Callibrating it is a tough one and will/should always require user interaction for a realiable callibration. There are seperate strategies to deal with that. You could ask users to hold there device in north direction and then recallibrate. If the users don't know where north is, you can ask them to direct zhe device towards the sun and based on location and time you can calculate where that is.

Leaving callibration aside, I would guess that your problem is that the readings you get from the sensor are inaccurate. Of course callibration is a prerequisite for accurate readings, but there are also other factors in play.

It is common practice to complement sensor data from one sensor with the data a different sensor to increase accuracy. You could use the GPS to determine a heading when the user is moving. If he's moving slowly however, this is inaccurate as well. You could integrate the data reported by the Accelerometer to guess about orientation changes (not the absolute orientation). But honestly a Gyrometer would be more ideal in this case.

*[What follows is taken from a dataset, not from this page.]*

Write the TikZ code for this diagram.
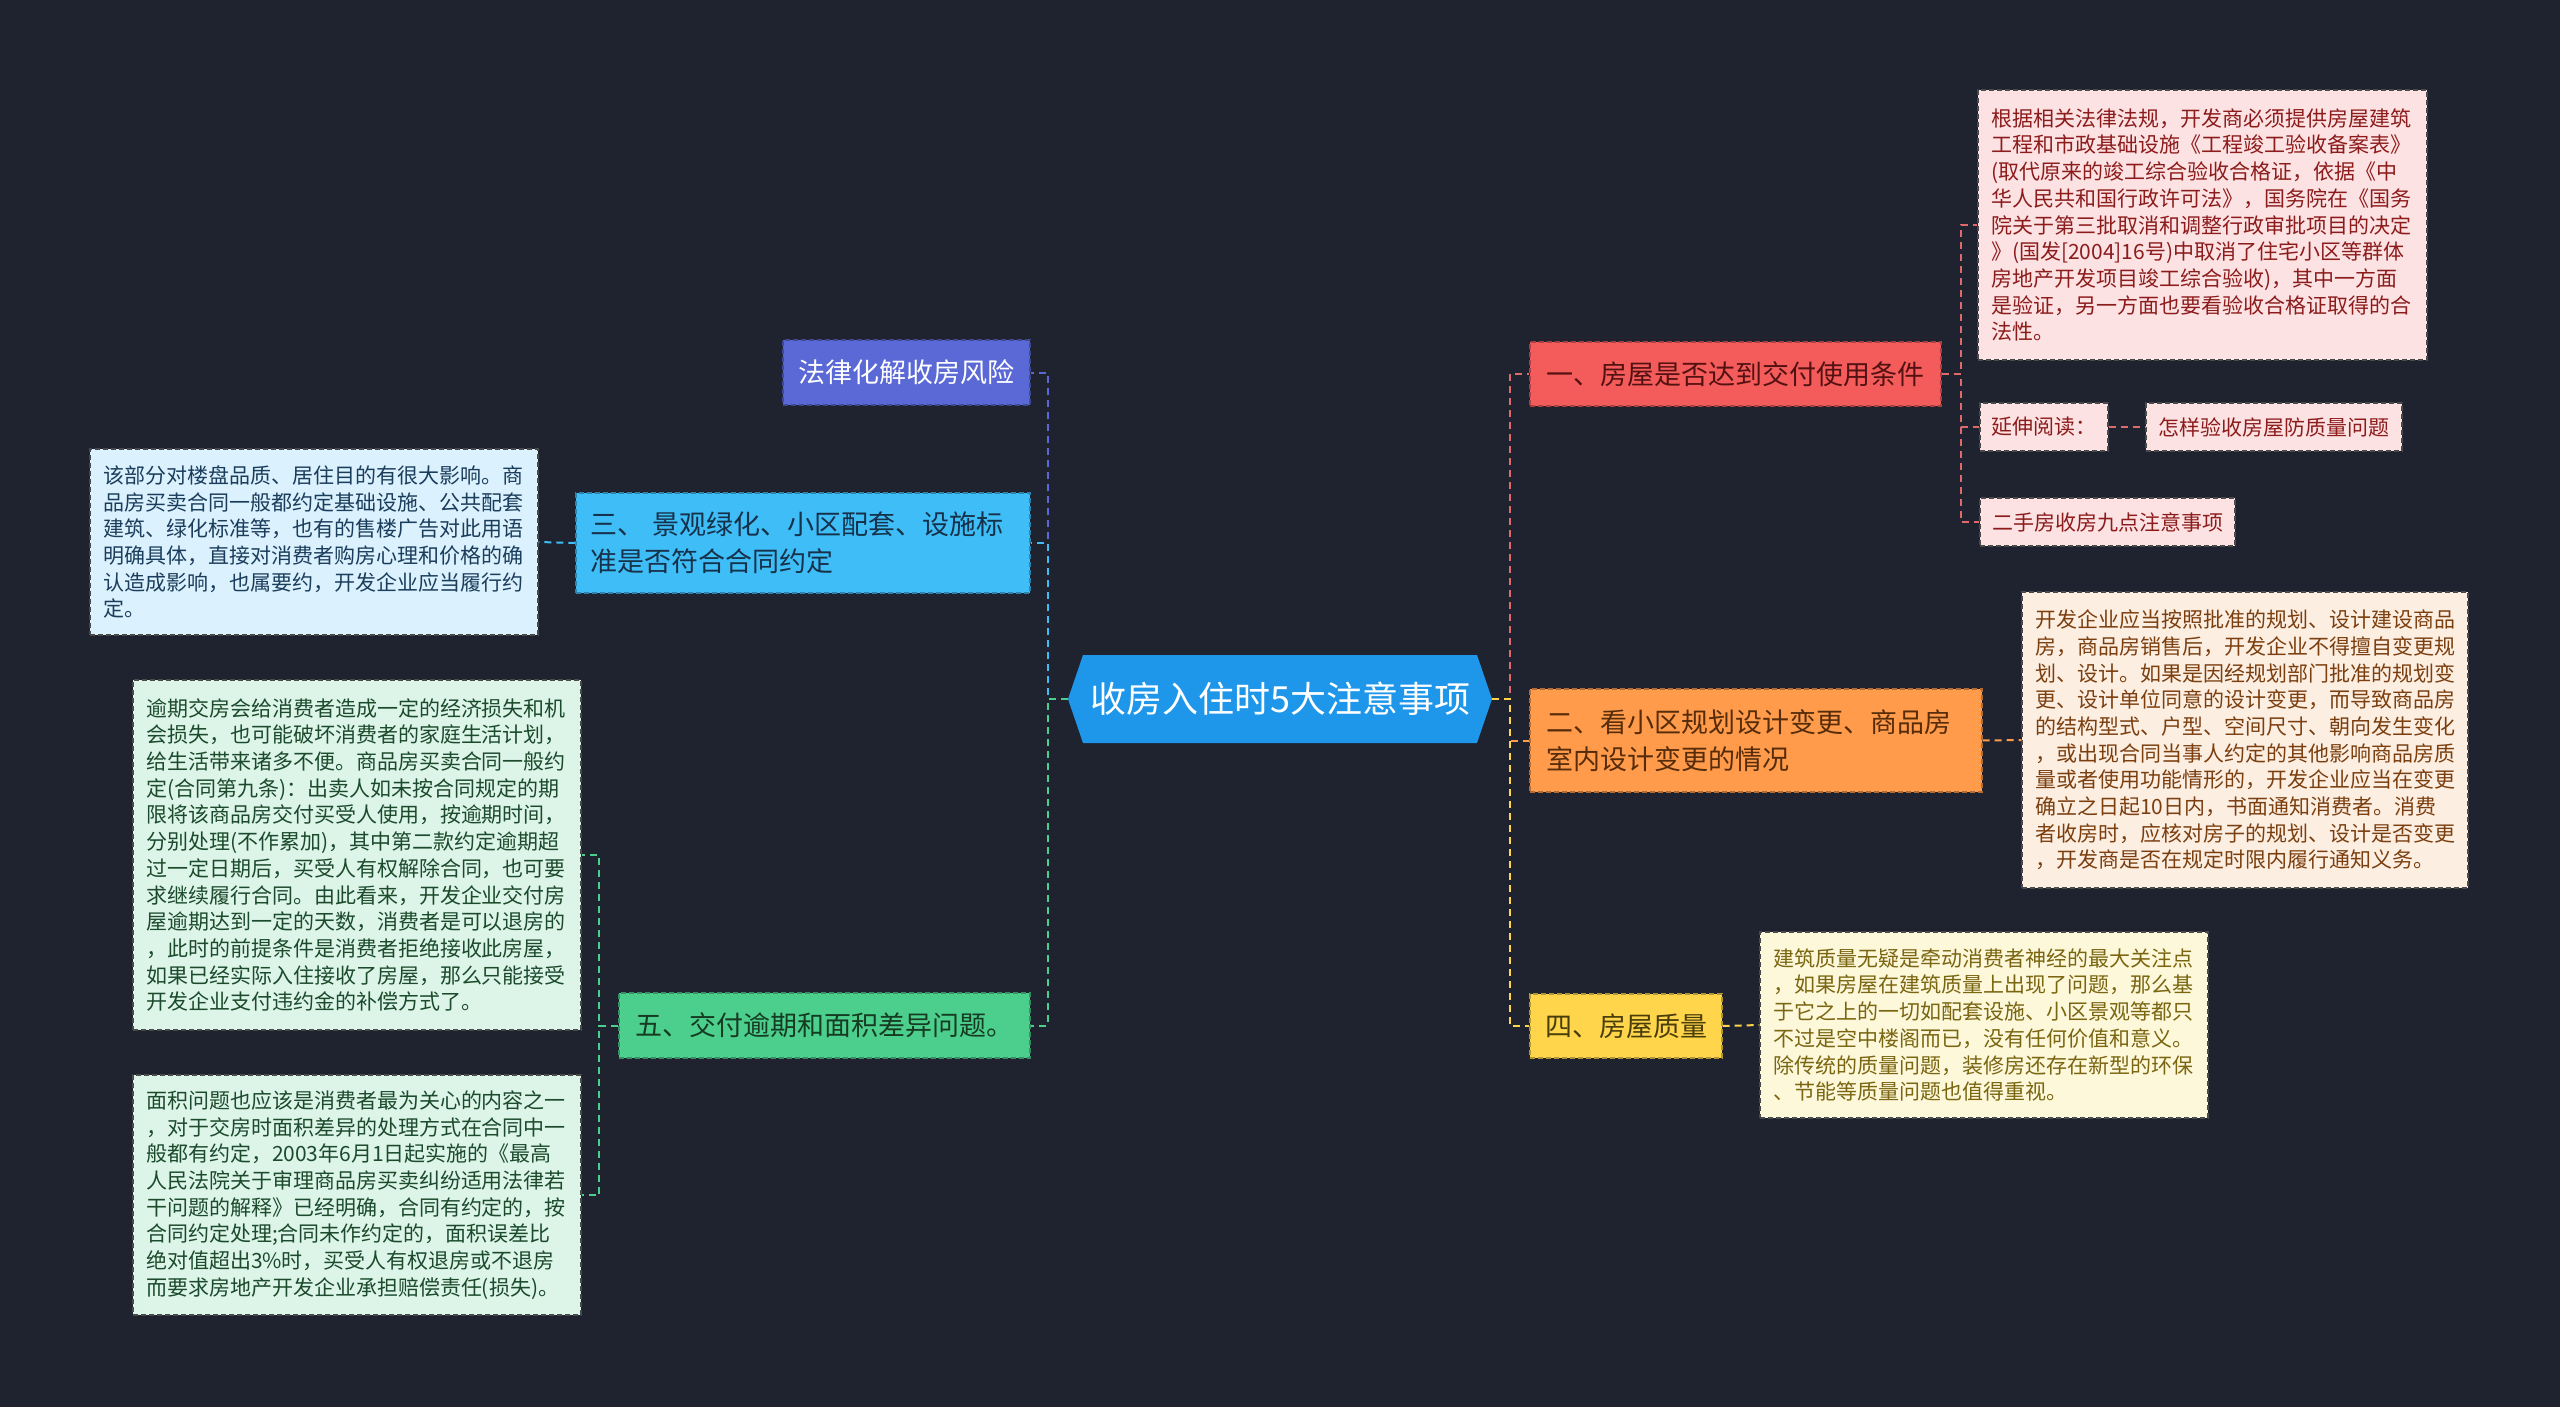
\documentclass[tikz,border=0pt]{standalone}
\usepackage{fontspec}
\setmainfont{Noto Sans CJK SC}
\definecolor{bg}{HTML}{1F2330}
\definecolor{cblue}{HTML}{1E96EA}
\definecolor{cpurple}{HTML}{5A69D6}
\definecolor{ccyan}{HTML}{3FBDF7}
\definecolor{cgreen}{HTML}{4CCF8D}
\definecolor{cred}{HTML}{F45B5B}
\definecolor{corange}{HTML}{FF9B4B}
\definecolor{cyellow}{HTML}{FFD54C}
\definecolor{lred}{HTML}{E06A6A}
\definecolor{fpink}{HTML}{FDE2E3}
\definecolor{tpink}{HTML}{8C1C1C}
\definecolor{forange}{HTML}{FDEEE2}
\definecolor{torange}{HTML}{7B3F0F}
\definecolor{fyellow}{HTML}{FDF8DA}
\definecolor{tyellow}{HTML}{7A6511}
\definecolor{fcyan}{HTML}{DBF1FD}
\definecolor{tcyan}{HTML}{1B3D5C}
\definecolor{fgreen}{HTML}{DDF5E8}
\definecolor{tgreen}{HTML}{1B4A2C}
\definecolor{detborder}{HTML}{4A4A4A}
\begin{document}
\begin{tikzpicture}[x=1pt,y=-1pt,
  mainbox/.style={rectangle, draw, dash pattern=on 5pt off 3pt, line width=1.2pt,
    font=\fontsize{27}{37}\selectfont, inner xsep=14pt, inner ysep=0pt},
  detbox/.style={rectangle, draw=detborder, dash pattern=on 5pt off 3pt, line width=1.2pt,
    font=\fontsize{21}{26.7}\selectfont, inner xsep=13pt, inner ysep=0pt, align=left},
  linkbox/.style={rectangle, fill=fpink, draw=detborder, dash pattern=on 5pt off 3pt, line width=1.2pt,
    font=\fontsize{21}{26}\selectfont, text=tpink, inner xsep=8pt, inner ysep=0pt, minimum height=48pt},
  conn/.style={dash pattern=on 7pt off 5pt, line width=2pt}]
\fill[bg] (0,0) rectangle (2560,1407);
\useasboundingbox (0,0) rectangle (2560,1407);

% centre hexagon
\fill[cblue] (1068,699) -- (1083,655) -- (1477,655) -- (1492,699) -- (1477,743) -- (1083,743) -- cycle;
\node (c) [minimum width=424pt, minimum height=88pt, inner sep=0pt, text=white,
  font=\fontsize{36}{40}\selectfont] at (1280,699) {收房入住时5大注意事项};

% main branches
\node (law) [mainbox, fill=cpurple, draw=cpurple!70!black, text=white, minimum width=247pt, minimum height=65pt] at (906.5,372.5) {法律化解收房风险};
\node (n3) [mainbox, fill=ccyan, draw=ccyan!70!black, text=tcyan!80!black, minimum width=454pt, minimum height=100pt, text width=426pt, align=left] at (803,543) {三、 景观绿化、小区配套、设施标\\准是否符合合同约定};
\node (n5) [mainbox, fill=cgreen, draw=cgreen!70!black, text=tgreen!80!black, minimum width=411pt, minimum height=65pt] at (824.5,1025.5) {五、交付逾期和面积差异问题。};
\node (n1) [mainbox, fill=cred, draw=cred!70!black, text=tpink!60!black, minimum width=411pt, minimum height=64pt] at (1735.5,374) {一、房屋是否达到交付使用条件};
\node (n2) [mainbox, fill=corange, draw=corange!70!black, text=torange!70!black, minimum width=452pt, minimum height=103pt, inner xsep=16pt, text width=420pt, align=left] at (1756,740.5) {二、看小区规划设计变更、商品房\\室内设计变更的情况};
\node (n4) [mainbox, fill=cyellow, draw=cyellow!70!black, text=tyellow!60!black, minimum width=192pt, minimum height=64pt] at (1626,1026) {四、房屋质量};

% detail boxes
\node (d1) [detbox, fill=fpink, text=tpink, minimum width=449pt, minimum height=270pt, text width=423pt] at (2202.5,225) {根据相关法律法规，开发商必须提供房屋建筑\\工程和市政基础设施《工程竣工验收备案表》\\(取代原来的竣工综合验收合格证，依据《中\\华人民共和国行政许可法》，国务院在《国务\\院关于第三批取消和调整行政审批项目的决定\\》(国发[2004]16号)中取消了住宅小区等群体\\房地产开发项目竣工综合验收)，其中一方面\\是验证，另一方面也要看验收合格证取得的合\\法性。};
\node (l1) [linkbox, minimum width=128pt] at (2044,427) {延伸阅读：};
\node (l2) [linkbox, minimum width=256pt] at (2274,427) {怎样验收房屋防质量问题};
\node (l3) [linkbox, minimum width=255pt] at (2107.5,522) {二手房收房九点注意事项};

\node (d2) [detbox, fill=forange, text=torange, minimum width=446pt, minimum height=296pt, text width=420pt] at (2245,740) {开发企业应当按照批准的规划、设计建设商品\\房，商品房销售后，开发企业不得擅自变更规\\划、设计。如果是因经规划部门批准的规划变\\更、设计单位同意的设计变更，而导致商品房\\的结构型式、户型、空间尺寸、朝向发生变化\\，或出现合同当事人约定的其他影响商品房质\\量或者使用功能情形的，开发企业应当在变更\\确立之日起10日内，书面通知消费者。消费\\者收房时，应核对房子的规划、设计是否变更\\，开发商是否在规定时限内履行通知义务。};

\node (d4) [detbox, fill=fyellow, text=tyellow, minimum width=448pt, minimum height=186pt, text width=422pt] at (1984,1025) {建筑质量无疑是牵动消费者神经的最大关注点\\，如果房屋在建筑质量上出现了问题，那么基\\于它之上的一切如配套设施、小区景观等都只\\不过是空中楼阁而已，没有任何价值和意义。\\除传统的质量问题，装修房还存在新型的环保\\、节能等质量问题也值得重视。};

\node (d3) [detbox, fill=fcyan, text=tcyan, minimum width=448pt, minimum height=186pt, text width=422pt] at (314,542) {该部分对楼盘品质、居住目的有很大影响。商\\品房买卖合同一般都约定基础设施、公共配套\\建筑、绿化标准等，也有的售楼广告对此用语\\明确具体，直接对消费者购房心理和价格的确\\认造成影响，也属要约，开发企业应当履行约\\定。};

\node (d5a) [detbox, fill=fgreen, text=tgreen, minimum width=448pt, minimum height=350pt, text width=422pt] at (357,855) {逾期交房会给消费者造成一定的经济损失和机\\会损失，也可能破坏消费者的家庭生活计划，\\给生活带来诸多不便。商品房买卖合同一般约\\定(合同第九条)：出卖人如未按合同规定的期\\限将该商品房交付买受人使用，按逾期时间，\\分别处理(不作累加)，其中第二款约定逾期超\\过一定日期后，买受人有权解除合同，也可要\\求继续履行合同。由此看来，开发企业交付房\\屋逾期达到一定的天数，消费者是可以退房的\\，此时的前提条件是消费者拒绝接收此房屋，\\如果已经实际入住接收了房屋，那么只能接受\\开发企业支付违约金的补偿方式了。};

\node (d5b) [detbox, fill=fgreen, text=tgreen, minimum width=448pt, minimum height=240pt, text width=422pt] at (357,1195) {面积问题也应该是消费者最为关心的内容之一\\，对于交房时面积差异的处理方式在合同中一\\般都有约定，2003年6月1日起实施的《最高\\人民法院关于审理商品房买卖纠纷适用法律若\\干问题的解释》已经明确，合同有约定的，按\\合同约定处理;合同未作约定的，面积误差比\\绝对值超出3\%时，买受人有权退房或不退房\\而要求房地产开发企业承担赔偿责任(损失)。};

% connectors from centre
\draw[conn, cpurple] (c.west) -- ++(-20,0) |- (law.east);
\draw[conn, ccyan] (c.west) -- ++(-20,0) |- (n3.east);
\draw[conn, cgreen] (c.west) -- ++(-20,0) |- (n5.east);
\draw[conn, lred] (c.east) -- ++(18,0) |- (n1.west);
\draw[conn, corange] (c.east) -- ++(18,0) |- (n2.west);
\draw[conn, cyellow] (c.east) -- ++(18,0) |- (n4.west);

% second level
\draw[conn, lred] (n1.east) -- ++(19,0) |- (d1.west);
\draw[conn, lred] (n1.east) -- ++(19,0) |- (l1.west);
\draw[conn, lred] (n1.east) -- ++(19,0) |- (l3.west);
\draw[conn, lred] (l1.east) -- (l2.west);
\draw[conn, corange] (n2.east) -- (d2.west);
\draw[conn, cyellow] (n4.east) -- (d4.west);
\draw[conn, ccyan] (n3.west) -- (d3.east);
\draw[conn, cgreen] (n5.west) -- ++(-19,0) |- (d5a.east);
\draw[conn, cgreen] (n5.west) -- ++(-19,0) |- (d5b.east);
\end{tikzpicture}
\end{document}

Systems that work like this are sometimes called Inertial Navigation Systems (INS) because they can, given a fixed point in space, determine their subsequent relative position and orientation accurately without further external data. Using a Kalman filter is common practice to recallibrate the system from time to time when an absolute position (e.g. retrieved via GPS) is available.

Although it is unrealistic to implement a full-fledged INS, you can certainly draw a few ideas from how they work to make your orientation readings more accurate.